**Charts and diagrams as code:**
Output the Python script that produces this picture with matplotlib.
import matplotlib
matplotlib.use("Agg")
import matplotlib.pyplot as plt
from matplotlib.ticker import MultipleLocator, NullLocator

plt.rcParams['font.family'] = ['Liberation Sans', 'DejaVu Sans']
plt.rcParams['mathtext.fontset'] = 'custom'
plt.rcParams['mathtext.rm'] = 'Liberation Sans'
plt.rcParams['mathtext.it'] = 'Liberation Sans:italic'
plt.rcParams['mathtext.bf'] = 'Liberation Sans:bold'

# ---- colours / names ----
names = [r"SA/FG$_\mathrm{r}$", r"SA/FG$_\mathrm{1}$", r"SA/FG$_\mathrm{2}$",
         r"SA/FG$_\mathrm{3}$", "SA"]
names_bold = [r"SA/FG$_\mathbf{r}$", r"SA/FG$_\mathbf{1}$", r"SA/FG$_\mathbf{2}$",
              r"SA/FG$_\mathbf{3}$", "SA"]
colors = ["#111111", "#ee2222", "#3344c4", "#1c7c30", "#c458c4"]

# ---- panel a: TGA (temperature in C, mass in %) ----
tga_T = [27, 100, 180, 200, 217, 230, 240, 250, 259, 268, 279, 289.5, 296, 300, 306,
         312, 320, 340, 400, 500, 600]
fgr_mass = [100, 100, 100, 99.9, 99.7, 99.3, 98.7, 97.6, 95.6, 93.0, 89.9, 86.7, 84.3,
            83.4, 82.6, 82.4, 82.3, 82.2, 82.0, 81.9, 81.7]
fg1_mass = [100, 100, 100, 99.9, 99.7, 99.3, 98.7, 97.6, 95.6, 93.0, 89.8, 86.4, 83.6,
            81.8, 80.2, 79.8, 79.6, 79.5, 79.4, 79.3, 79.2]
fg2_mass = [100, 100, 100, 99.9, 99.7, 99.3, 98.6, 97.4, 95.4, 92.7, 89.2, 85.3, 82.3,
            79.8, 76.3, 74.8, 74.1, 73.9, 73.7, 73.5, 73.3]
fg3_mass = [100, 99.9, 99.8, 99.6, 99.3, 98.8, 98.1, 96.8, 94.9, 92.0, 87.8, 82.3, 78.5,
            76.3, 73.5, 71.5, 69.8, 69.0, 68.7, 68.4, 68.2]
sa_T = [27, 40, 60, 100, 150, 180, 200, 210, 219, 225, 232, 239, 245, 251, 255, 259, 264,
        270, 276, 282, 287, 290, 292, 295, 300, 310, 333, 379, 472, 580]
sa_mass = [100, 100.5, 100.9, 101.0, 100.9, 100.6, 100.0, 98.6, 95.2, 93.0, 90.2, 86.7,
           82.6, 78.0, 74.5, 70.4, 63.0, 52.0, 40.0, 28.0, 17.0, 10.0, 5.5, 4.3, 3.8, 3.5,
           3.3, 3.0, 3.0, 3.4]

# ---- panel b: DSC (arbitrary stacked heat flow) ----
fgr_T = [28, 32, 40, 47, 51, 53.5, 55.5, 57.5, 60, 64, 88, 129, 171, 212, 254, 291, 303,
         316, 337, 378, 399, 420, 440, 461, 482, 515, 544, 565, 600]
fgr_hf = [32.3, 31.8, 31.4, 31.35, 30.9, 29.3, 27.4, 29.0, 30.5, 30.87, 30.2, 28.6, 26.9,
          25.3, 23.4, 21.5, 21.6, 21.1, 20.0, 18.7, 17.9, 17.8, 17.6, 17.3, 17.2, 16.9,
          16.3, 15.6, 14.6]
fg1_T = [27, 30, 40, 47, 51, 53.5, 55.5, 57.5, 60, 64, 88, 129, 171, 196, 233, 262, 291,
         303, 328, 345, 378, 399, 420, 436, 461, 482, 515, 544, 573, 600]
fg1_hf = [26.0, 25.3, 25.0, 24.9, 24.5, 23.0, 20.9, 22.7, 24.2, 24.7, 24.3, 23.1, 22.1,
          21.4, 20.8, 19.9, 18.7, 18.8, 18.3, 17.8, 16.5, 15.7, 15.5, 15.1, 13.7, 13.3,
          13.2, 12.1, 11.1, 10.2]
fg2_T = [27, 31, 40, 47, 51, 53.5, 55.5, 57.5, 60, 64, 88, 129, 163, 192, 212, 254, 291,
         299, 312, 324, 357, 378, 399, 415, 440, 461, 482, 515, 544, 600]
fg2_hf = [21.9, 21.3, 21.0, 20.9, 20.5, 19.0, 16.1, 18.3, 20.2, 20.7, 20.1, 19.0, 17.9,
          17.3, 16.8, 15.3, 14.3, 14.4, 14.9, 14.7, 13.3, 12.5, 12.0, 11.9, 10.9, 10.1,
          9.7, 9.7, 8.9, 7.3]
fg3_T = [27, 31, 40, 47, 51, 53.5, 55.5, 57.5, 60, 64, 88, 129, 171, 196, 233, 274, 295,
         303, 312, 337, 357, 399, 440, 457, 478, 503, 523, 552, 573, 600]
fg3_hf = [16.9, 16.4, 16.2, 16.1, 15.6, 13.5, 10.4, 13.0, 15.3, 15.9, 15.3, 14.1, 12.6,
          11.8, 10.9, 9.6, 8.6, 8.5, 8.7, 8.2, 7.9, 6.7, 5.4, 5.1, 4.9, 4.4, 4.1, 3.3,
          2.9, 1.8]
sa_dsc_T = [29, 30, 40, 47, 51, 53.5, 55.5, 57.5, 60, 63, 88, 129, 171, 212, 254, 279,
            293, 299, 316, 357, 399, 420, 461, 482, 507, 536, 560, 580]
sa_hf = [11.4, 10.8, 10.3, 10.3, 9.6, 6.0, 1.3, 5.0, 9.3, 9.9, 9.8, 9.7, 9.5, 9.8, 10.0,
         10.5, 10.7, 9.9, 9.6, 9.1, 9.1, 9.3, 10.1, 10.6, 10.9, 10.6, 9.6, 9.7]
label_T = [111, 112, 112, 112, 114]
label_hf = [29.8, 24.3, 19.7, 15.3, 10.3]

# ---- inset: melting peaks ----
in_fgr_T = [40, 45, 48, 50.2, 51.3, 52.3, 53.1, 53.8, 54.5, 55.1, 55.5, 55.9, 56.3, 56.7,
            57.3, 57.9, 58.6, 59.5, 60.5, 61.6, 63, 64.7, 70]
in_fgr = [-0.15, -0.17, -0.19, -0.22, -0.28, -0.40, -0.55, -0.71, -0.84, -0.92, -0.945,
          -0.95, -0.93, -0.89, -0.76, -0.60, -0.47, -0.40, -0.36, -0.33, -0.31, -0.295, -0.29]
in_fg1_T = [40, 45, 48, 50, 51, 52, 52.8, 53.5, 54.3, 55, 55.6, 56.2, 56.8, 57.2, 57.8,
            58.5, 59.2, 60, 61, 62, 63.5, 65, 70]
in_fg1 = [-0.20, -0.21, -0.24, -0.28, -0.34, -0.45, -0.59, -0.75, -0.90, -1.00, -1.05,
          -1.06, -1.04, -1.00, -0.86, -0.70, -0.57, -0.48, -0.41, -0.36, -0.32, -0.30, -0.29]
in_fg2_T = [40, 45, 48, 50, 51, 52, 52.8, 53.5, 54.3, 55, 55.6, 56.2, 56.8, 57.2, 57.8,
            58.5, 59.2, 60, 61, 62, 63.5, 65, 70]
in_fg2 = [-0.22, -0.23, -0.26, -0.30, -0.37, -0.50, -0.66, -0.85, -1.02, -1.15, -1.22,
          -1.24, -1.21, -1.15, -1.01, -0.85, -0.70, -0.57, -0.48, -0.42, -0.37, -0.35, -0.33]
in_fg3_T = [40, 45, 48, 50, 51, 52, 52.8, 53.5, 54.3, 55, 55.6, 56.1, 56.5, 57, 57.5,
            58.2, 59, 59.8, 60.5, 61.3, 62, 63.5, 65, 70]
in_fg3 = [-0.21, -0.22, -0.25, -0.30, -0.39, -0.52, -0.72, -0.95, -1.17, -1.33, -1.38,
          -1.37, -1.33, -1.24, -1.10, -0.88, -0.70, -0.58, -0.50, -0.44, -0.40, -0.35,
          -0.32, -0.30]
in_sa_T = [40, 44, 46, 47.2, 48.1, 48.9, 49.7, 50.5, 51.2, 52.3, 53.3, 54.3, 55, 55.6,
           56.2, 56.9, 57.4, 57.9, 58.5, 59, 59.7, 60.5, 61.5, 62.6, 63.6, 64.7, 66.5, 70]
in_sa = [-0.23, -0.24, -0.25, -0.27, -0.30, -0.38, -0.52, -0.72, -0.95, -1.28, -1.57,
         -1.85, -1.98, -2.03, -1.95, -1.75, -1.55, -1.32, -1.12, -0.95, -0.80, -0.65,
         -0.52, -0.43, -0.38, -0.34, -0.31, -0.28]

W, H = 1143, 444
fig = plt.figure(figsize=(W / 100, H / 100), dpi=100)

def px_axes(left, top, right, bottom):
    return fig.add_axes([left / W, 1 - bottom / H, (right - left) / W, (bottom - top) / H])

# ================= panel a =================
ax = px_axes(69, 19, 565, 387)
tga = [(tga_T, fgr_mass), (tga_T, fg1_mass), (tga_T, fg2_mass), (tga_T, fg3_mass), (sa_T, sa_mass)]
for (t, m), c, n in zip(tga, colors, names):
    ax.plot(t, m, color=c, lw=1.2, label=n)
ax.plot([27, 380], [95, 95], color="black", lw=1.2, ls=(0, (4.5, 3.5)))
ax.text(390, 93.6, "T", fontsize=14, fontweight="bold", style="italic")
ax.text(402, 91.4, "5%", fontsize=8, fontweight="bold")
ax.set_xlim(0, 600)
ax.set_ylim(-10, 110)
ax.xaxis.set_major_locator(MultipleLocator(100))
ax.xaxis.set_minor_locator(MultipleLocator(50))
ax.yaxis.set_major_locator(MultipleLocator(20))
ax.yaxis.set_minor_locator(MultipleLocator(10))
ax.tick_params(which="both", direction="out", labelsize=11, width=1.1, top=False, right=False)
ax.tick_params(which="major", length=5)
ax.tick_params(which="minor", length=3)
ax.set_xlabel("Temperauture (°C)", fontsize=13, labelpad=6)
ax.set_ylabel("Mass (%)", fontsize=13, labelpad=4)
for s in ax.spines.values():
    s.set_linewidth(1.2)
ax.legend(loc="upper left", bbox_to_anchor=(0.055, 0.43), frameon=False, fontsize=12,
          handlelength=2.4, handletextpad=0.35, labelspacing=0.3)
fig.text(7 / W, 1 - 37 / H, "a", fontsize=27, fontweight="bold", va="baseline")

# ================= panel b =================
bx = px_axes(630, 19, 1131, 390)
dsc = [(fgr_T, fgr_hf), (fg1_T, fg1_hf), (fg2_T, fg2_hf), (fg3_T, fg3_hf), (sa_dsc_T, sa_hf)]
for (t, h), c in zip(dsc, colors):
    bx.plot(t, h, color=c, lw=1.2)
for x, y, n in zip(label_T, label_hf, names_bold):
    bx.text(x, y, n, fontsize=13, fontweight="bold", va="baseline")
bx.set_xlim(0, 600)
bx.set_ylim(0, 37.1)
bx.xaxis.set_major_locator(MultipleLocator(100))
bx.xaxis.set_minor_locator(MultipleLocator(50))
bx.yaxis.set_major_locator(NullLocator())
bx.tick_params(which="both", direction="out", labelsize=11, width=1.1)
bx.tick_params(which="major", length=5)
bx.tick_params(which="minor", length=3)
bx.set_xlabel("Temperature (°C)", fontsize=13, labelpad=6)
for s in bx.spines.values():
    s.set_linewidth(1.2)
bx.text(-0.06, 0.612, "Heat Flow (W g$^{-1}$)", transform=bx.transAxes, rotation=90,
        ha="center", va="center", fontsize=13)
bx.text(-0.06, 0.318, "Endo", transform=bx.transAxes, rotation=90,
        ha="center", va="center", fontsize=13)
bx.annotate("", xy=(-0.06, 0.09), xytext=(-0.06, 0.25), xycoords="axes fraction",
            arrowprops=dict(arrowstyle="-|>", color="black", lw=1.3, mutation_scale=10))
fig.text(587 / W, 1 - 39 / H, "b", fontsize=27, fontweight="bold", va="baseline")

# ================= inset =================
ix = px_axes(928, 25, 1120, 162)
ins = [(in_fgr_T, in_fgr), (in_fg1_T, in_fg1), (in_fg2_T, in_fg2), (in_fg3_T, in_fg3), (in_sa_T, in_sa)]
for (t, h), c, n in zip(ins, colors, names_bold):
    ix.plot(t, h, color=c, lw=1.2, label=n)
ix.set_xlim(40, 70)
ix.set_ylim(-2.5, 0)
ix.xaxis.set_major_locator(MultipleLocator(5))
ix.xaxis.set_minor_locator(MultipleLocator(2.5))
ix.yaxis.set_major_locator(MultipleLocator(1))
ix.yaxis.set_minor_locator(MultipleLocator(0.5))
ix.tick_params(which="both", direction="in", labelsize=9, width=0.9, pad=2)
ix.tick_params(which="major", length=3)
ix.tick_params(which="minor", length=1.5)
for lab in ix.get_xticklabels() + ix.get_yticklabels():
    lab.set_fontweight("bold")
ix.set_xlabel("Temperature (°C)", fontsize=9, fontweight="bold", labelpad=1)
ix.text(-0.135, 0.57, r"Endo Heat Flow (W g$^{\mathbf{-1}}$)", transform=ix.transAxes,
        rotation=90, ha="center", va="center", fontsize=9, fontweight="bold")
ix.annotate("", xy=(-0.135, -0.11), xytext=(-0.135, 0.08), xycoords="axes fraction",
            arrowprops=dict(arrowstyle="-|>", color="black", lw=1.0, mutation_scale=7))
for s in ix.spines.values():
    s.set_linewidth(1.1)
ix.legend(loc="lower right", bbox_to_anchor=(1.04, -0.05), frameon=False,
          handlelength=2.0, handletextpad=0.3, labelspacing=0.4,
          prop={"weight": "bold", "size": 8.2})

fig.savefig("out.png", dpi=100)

---

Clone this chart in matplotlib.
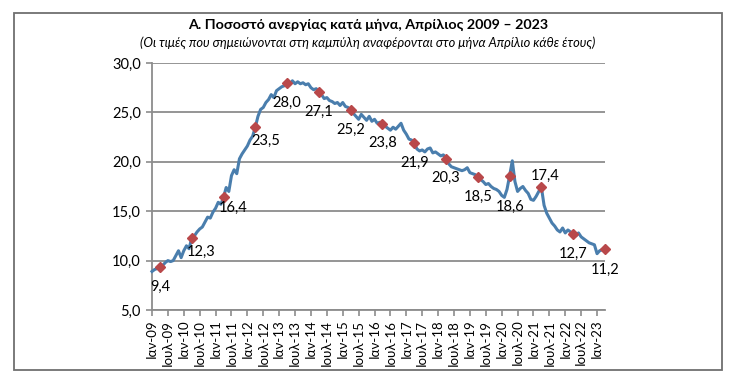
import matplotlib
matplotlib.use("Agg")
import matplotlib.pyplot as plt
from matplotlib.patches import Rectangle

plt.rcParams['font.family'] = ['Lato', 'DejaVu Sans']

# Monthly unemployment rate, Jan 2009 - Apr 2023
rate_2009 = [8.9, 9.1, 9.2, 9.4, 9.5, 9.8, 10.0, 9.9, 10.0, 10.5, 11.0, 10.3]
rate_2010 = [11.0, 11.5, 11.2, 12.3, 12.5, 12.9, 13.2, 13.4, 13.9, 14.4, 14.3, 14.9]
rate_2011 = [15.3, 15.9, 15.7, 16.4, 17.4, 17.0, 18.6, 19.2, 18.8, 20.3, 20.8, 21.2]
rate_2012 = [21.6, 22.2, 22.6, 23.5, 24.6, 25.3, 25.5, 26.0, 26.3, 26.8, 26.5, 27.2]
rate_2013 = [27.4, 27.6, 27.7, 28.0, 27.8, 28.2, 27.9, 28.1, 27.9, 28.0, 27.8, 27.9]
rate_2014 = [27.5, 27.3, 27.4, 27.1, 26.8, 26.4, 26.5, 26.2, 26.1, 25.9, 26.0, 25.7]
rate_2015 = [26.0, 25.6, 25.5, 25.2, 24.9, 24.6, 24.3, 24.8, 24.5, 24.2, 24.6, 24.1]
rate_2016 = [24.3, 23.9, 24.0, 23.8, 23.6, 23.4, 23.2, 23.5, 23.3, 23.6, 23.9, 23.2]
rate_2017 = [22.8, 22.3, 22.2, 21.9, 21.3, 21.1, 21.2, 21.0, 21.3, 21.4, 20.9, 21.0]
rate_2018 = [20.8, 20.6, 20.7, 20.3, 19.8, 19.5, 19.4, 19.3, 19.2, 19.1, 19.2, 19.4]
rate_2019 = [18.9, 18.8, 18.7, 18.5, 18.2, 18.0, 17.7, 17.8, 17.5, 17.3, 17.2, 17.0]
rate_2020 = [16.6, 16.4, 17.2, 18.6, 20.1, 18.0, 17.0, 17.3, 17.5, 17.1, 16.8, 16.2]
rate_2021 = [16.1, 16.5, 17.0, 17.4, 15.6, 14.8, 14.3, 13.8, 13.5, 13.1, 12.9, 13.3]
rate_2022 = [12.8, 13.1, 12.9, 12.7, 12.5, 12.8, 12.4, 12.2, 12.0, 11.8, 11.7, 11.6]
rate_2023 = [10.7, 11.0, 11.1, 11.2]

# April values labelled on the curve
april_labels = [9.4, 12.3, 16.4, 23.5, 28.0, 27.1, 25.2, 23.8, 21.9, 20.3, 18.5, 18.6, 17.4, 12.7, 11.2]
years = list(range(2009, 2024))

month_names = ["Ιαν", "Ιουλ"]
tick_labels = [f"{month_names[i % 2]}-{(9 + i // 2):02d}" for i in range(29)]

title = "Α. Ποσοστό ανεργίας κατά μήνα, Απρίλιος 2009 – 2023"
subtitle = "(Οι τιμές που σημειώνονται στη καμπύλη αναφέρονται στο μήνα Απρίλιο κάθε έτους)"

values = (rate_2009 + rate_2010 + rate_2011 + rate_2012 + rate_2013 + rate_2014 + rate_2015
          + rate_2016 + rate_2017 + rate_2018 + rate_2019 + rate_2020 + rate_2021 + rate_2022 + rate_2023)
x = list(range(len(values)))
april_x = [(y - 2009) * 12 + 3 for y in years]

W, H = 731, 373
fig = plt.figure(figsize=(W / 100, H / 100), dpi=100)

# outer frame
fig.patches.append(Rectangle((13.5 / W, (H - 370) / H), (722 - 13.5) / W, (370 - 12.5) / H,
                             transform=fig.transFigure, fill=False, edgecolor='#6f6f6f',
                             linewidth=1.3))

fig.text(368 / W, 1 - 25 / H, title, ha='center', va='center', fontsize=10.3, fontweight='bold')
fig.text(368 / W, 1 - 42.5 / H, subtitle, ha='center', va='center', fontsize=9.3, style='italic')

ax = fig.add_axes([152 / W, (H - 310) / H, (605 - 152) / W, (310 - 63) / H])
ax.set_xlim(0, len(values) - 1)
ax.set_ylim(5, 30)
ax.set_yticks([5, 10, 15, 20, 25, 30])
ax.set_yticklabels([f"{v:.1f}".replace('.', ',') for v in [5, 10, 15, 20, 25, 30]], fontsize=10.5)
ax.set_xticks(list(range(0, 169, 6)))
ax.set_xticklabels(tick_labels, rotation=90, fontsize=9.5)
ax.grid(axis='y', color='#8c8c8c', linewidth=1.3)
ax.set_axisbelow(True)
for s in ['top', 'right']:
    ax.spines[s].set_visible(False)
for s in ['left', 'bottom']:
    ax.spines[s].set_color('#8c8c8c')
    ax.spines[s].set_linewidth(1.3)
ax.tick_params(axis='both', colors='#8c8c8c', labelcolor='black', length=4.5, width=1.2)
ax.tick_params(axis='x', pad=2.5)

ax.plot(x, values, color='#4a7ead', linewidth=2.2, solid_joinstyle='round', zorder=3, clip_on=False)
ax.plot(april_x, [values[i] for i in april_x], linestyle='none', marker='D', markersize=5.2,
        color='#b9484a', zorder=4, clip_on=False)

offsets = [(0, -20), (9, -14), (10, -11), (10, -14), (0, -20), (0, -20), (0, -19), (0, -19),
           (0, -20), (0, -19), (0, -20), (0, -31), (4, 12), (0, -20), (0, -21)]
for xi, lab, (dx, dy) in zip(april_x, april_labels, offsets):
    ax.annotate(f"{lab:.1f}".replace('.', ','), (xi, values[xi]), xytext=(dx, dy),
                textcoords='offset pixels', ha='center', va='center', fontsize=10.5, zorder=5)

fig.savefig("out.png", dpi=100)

**WORK INSTRUCTIONS:** From the line with "Output the Python" through the line with "plt.rcParams['mathtext.bf'] = 'Liberation", set down every line exactly and nothing besides.

**RESULT OF THIS TASK:**
Output the Python script that produces this picture with matplotlib.
import matplotlib
matplotlib.use("Agg")
import matplotlib.pyplot as plt
from matplotlib.ticker import MultipleLocator, NullLocator

plt.rcParams['font.family'] = ['Liberation Sans', 'DejaVu Sans']
plt.rcParams['mathtext.fontset'] = 'custom'
plt.rcParams['mathtext.rm'] = 'Liberation Sans'
plt.rcParams['mathtext.it'] = 'Liberation Sans:italic'
plt.rcParams['mathtext.bf'] = 'Liberation Sans:bold'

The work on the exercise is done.